The PFS has retained an independent board of directors comprised of member-nominated directors, mostly Financial Planners, and CII directors.
All was proceeding ok until about 5 years ago when the CII carried out a major review and decided that the PFS should be much less autonomous and more closely aligned with the CII. One of the ways of bringing the two closer together was to ‘deregister’ the PFS, or in effect remove its separate business status. The review also suggested there was duplication of some management in having both a CII and PFS CEO so the PFS CEO, Keith Richards, had to go to help with this ‘streamlining.’
All of this made commercial sense to the CII directors, and to some external observers. After all who can argue with more efficiency and a clearer strategy and purpose? It seemed to be logical except the PFS board did not agree. Many on the PFS board hated the idea, in fact.
PFS directors, many of them heavy hitters in the industry, saw this dissolution of the PFS as a semi-independent body as a major step backwards and a loss of Financial Planner representation at national level. The PFS, and particularly its former CEO Keith Richards, were able to lobby for the PFS and Financial Planners at national level and had some success. That is harder to do when the PFS CEO role is removed, as it has been.
The CII, which has tried at least twice to deregister the PFS, is now trying again, and again the PFS board is resisting.
So what next? Well a review, initiated by Sian Fisher, is under way and will report back next year. It’s too early to tell what the review will say but in the meantime there is a danger the PFS could split off from the CII.

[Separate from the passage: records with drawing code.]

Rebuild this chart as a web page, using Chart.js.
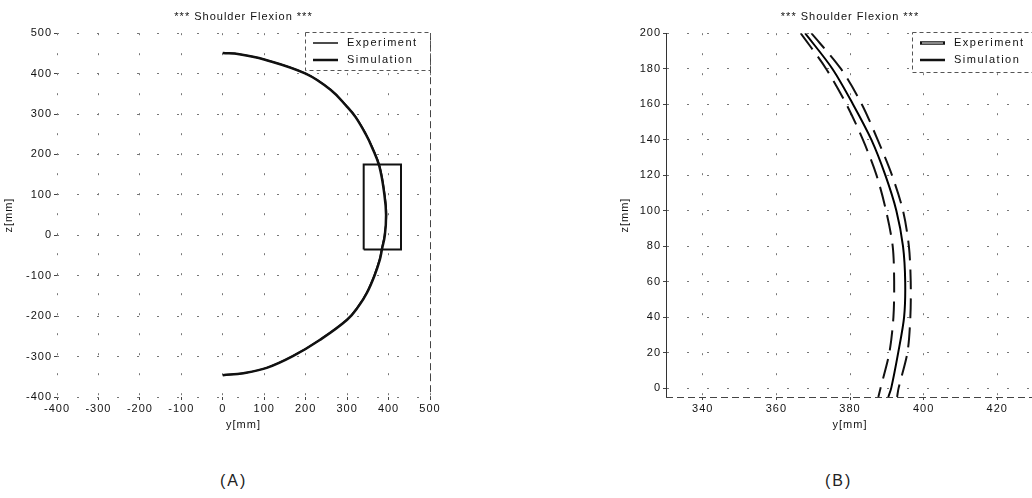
<!DOCTYPE html>
<html>
<head>
<meta charset="utf-8">
<script src="https://cdn.jsdelivr.net/npm/chart.js@4"></script>
<style>
  html, body { margin: 0; padding: 0; background: #fff; width: 1032px; height: 498px; overflow: hidden; }
  body { position: relative; font-family: "Liberation Sans", Arial, sans-serif; }
  #leftChart { position: absolute; left: 0; top: 0; }
  #rightChart { position: absolute; left: 560px; top: 0; }
  .panel { position: absolute; top: 472px; font-size: 16px; line-height: 18px; letter-spacing: 2px; color: #222; }
</style>
</head>
<body>
<canvas id="leftChart" width="500" height="440"></canvas>
<canvas id="rightChart" width="480" height="440"></canvas>
<div class="panel" style="left:220px">(A)</div>
<div class="panel" style="left:825px">(B)</div>
<script>
// ---- data ----
// (A) whole trajectory, z [mm] vs y [mm]
var leftZ    = [451, 448, 435, 400, 360, 320, 293, 250, 218, 170, 100, 50, 0, -35, -60, -100, -142, -175, -209, -259, -299, -328, -341, -346];
var leftExpY = [0, 40, 100, 200, 260, 298, 320, 345, 360, 378, 390, 394, 391, 384, 379, 366, 348, 328, 300, 234, 169, 106, 50, 0];
var leftSimY = [0, 41, 101, 201, 261, 299, 321, 346, 361, 379, 391, 395, 390, 383, 378, 365, 347, 327, 299, 233, 168, 105, 49, 0];
// zoom rectangle drawn on (A)
var boxY = [340, 430, 430, 340, 340];
var boxZ = [-35, -35, 175, 175, -35];
var leftTicks = [-400, -300, -200, -100, 0, 100, 200, 300, 400, 500];

// (B) close-up
var rightZ     = [200, 180, 160, 140, 120, 100, 80, 60, 40, 20, 0, -5];
var rightSimY  = [367.8, 375.2, 380.8, 385.8, 389.6, 392.6, 394.4, 395.0, 394.7, 393.1, 391.2, 390.4];
var rightLowY  = [366.6, 373.5, 379.0, 383.5, 387.2, 389.8, 391.6, 392.0, 391.8, 390.7, 388.3, 387.7];
var rightHighY = [369.5, 377.5, 383.2, 387.5, 391.4, 394.4, 396.0, 396.5, 396.4, 395.6, 393.2, 392.8];
var rightXTicks = [340, 360, 380, 400, 420];
var rightZTicks = [0, 20, 40, 60, 80, 100, 120, 140, 160, 180, 200];

var FONT = '"Liberation Sans", Arial, sans-serif';

function pts(xs, ys) {
    return xs.map(function (x, i) { return { x: x, y: ys[i] }; });
}

// scanned text in the figure is widely spaced
var spacing = {
    id: 'spacing',
    beforeUpdate: function (chart) { chart.ctx.letterSpacing = '1px'; },
    beforeDraw: function (chart) { chart.ctx.letterSpacing = '1px'; }
};

// legend drawn inside the plot, top right, dashed box
var insideLegend = {
    id: 'insideLegend',
    afterDraw: function (chart, args, opts) {
        var ctx = chart.ctx, area = chart.chartArea;
        var items = chart.data.datasets.filter(function (d) { return d.inLegend; });
        var x0 = Math.round(area.right - opts.width), y0 = Math.round(area.top - 1);
        ctx.save();
        ctx.fillStyle = '#fff';
        ctx.fillRect(x0, y0, opts.width, opts.height);
        ctx.setLineDash([4, 3]);
        ctx.strokeStyle = '#555';
        ctx.lineWidth = 1;
        ctx.strokeRect(x0 + 0.5, y0 + 0.5, opts.width, opts.height);
        ctx.setLineDash([]);
        ctx.font = '11px ' + FONT;
        ctx.letterSpacing = '1.5px';
        ctx.textBaseline = 'middle';
        ctx.fillStyle = '#111';
        items.forEach(function (d, i) {
            var y = y0 + 11 + i * 17;
            var s = opts.samples[i];
            ctx.strokeStyle = '#111';
            ctx.lineWidth = s.width;
            ctx.beginPath();
            ctx.moveTo(x0 + 8, y);
            ctx.lineTo(x0 + 33, y);
            ctx.stroke();
            if (s.hollow) {
                ctx.strokeStyle = '#fff';
                ctx.lineWidth = 1;
                ctx.beginPath();
                ctx.moveTo(x0 + 10, y);
                ctx.lineTo(x0 + 31, y);
                ctx.stroke();
            }
            ctx.fillText(d.label, x0 + 42, y);
        });
        ctx.restore();
    }
};

// extra dashed edges of the plot frame
var frameEdges = {
    id: 'frameEdges',
    afterDatasetsDraw: function (chart, args, opts) {
        var ctx = chart.ctx, a = chart.chartArea;
        ctx.save();
        ctx.strokeStyle = '#444';
        ctx.lineWidth = 1;
        ctx.setLineDash([7, 4]);
        (opts.edges || []).forEach(function (e) {
            ctx.beginPath();
            if (e === 'right') { ctx.moveTo(a.right + 0.5, a.top); ctx.lineTo(a.right + 0.5, a.bottom); }
            if (e === 'bottom') { ctx.moveTo(a.left, a.bottom + 0.5); ctx.lineTo(a.right, a.bottom + 0.5); }
            ctx.stroke();
        });
        ctx.restore();
    }
};

function axisX(min, max, tickList) {
    return {
        type: 'linear', min: min, max: max,
        afterBuildTicks: function (s) { s.ticks = tickList.map(function (v) { return { value: v }; }); },
        afterFit: function (s) { s.height = 43; },
        ticks: { color: '#111', font: { size: 11, family: FONT }, padding: 2, maxRotation: 0, autoSkip: false },
        grid: { color: '#777', lineWidth: 1, tickLength: 3, tickColor: '#444' },
        border: { display: false, dash: [2, 18] },
        title: { display: true, text: 'y[mm]', color: '#111', font: { size: 11, family: FONT }, padding: { top: 0, bottom: 8 } }
    };
}

function axisY(min, max, tickList, width, showBorder) {
    return {
        type: 'linear', min: min, max: max,
        afterBuildTicks: function (s) { s.ticks = tickList.map(function (v) { return { value: v }; }); },
        afterFit: function (s) { s.width = width; },
        ticks: { color: '#111', font: { size: 11, family: FONT }, padding: 2, autoSkip: false },
        grid: { color: '#777', lineWidth: 1, tickLength: 3, tickColor: '#444' },
        border: { display: showBorder, color: '#333', width: 1, dash: [2, 18] },
        title: { display: true, text: 'z[mm]', color: '#111', font: { size: 11, family: FONT }, padding: { top: 2, bottom: 0 } }
    };
}

function baseOptions(padding) {
    return {
        responsive: false,
        animation: false,
        layout: { padding: padding },
        elements: { point: { radius: 0 } },
        plugins: {
            legend: { display: false },
            tooltip: { enabled: false },
            title: {
                display: true, text: '*** Shoulder Flexion ***', fullSize: false,
                color: '#111', font: { size: 11, family: FONT, weight: 'normal' },
                padding: { top: 10, bottom: 10 }
            }
        }
    };
}

function drawLeftChart() {
    var ctx = document.getElementById('leftChart').getContext('2d');
    var opts = baseOptions({ left: 0, right: 70, top: 0, bottom: 0 });
    opts.scales = {
        x: axisX(-400, 500, leftTicks),
        y: axisY(-400, 500, leftTicks, 57, false)
    };
    opts.plugins.insideLegend = { width: 125, height: 38, samples: [{ width: 1.5 }, { width: 2.5 }] };
    opts.plugins.frameEdges = { edges: ['right'] };
    new Chart(ctx, {
        type: 'scatter',
        data: {
            datasets: [
                { label: 'Experiment', inLegend: true, data: pts(leftExpY, leftZ), showLine: true, borderColor: '#111', borderWidth: 2.5, tension: 0.4 },
                { label: 'Simulation', inLegend: true, data: pts(leftSimY, leftZ), showLine: true, borderColor: '#000', borderWidth: 1.5, tension: 0.4 },
                { label: 'zoom', data: pts(boxY, boxZ), showLine: true, borderColor: '#111', borderWidth: 2, tension: 0 }
            ]
        },
        options: opts,
        plugins: [spacing, insideLegend, frameEdges]
    });
}

function drawRightChart() {
    var ctx = document.getElementById('rightChart').getContext('2d');
    var opts = baseOptions({ left: 56, right: 6, top: 0, bottom: 0 });
    opts.scales = {
        x: axisX(330, 430, rightXTicks),
        y: axisY(-5, 200, rightZTicks, 50, true)
    };
    opts.plugins.insideLegend = { width: 122, height: 40, samples: [{ width: 3.5, hollow: true }, { width: 2.5 }] };
    opts.plugins.frameEdges = { edges: ['bottom'] };
    new Chart(ctx, {
        type: 'scatter',
        data: {
            datasets: [
                { label: 'Experiment', inLegend: true, data: pts(rightHighY, rightZ), showLine: true, borderColor: '#111', borderWidth: 2, borderDash: [20, 9], tension: 0.3 },
                { label: 'Experiment', data: pts(rightLowY, rightZ), showLine: true, borderColor: '#111', borderWidth: 2, borderDash: [20, 9], tension: 0.3 },
                { label: 'Simulation', inLegend: true, data: pts(rightSimY, rightZ), showLine: true, borderColor: '#000', borderWidth: 2, tension: 0.3 }
            ]
        },
        options: opts,
        plugins: [spacing, insideLegend, frameEdges]
    });
}

drawLeftChart();
drawRightChart();
</script>
</body>
</html>
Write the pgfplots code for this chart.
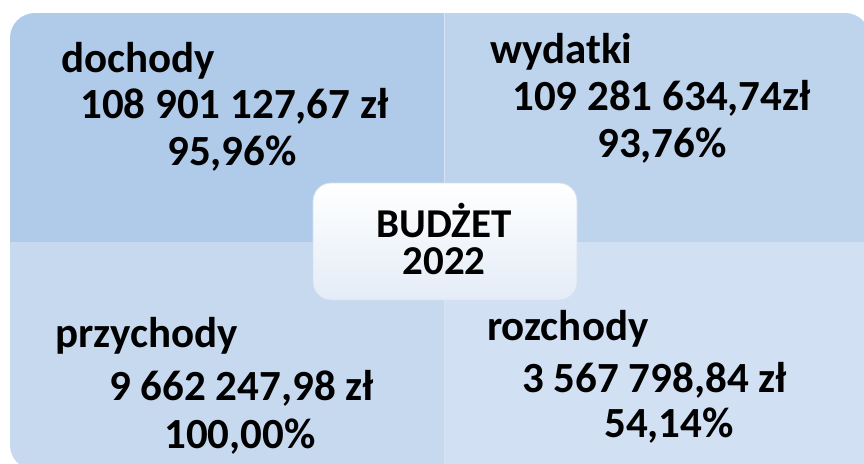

Whatever happens next the CII and the PFS need to find some kind of common ground to avoid a painful divorce the majority of members may not want. Ultimately what is best for the Financial Planning profession and the insurance professions needs to come first and be firmly at the top of the agenda.
There must be a common ground that is best for both bodies to avoid a potentially damaging split. That may mean the CII board accepts a semi-autonomous PFS with a reinstated CEO and the PFS board accepts that change is needed on both sides so that both bodies can be stronger together.
The future for both bodies is far from clear. What is clear is that time is running out to sort out the problems.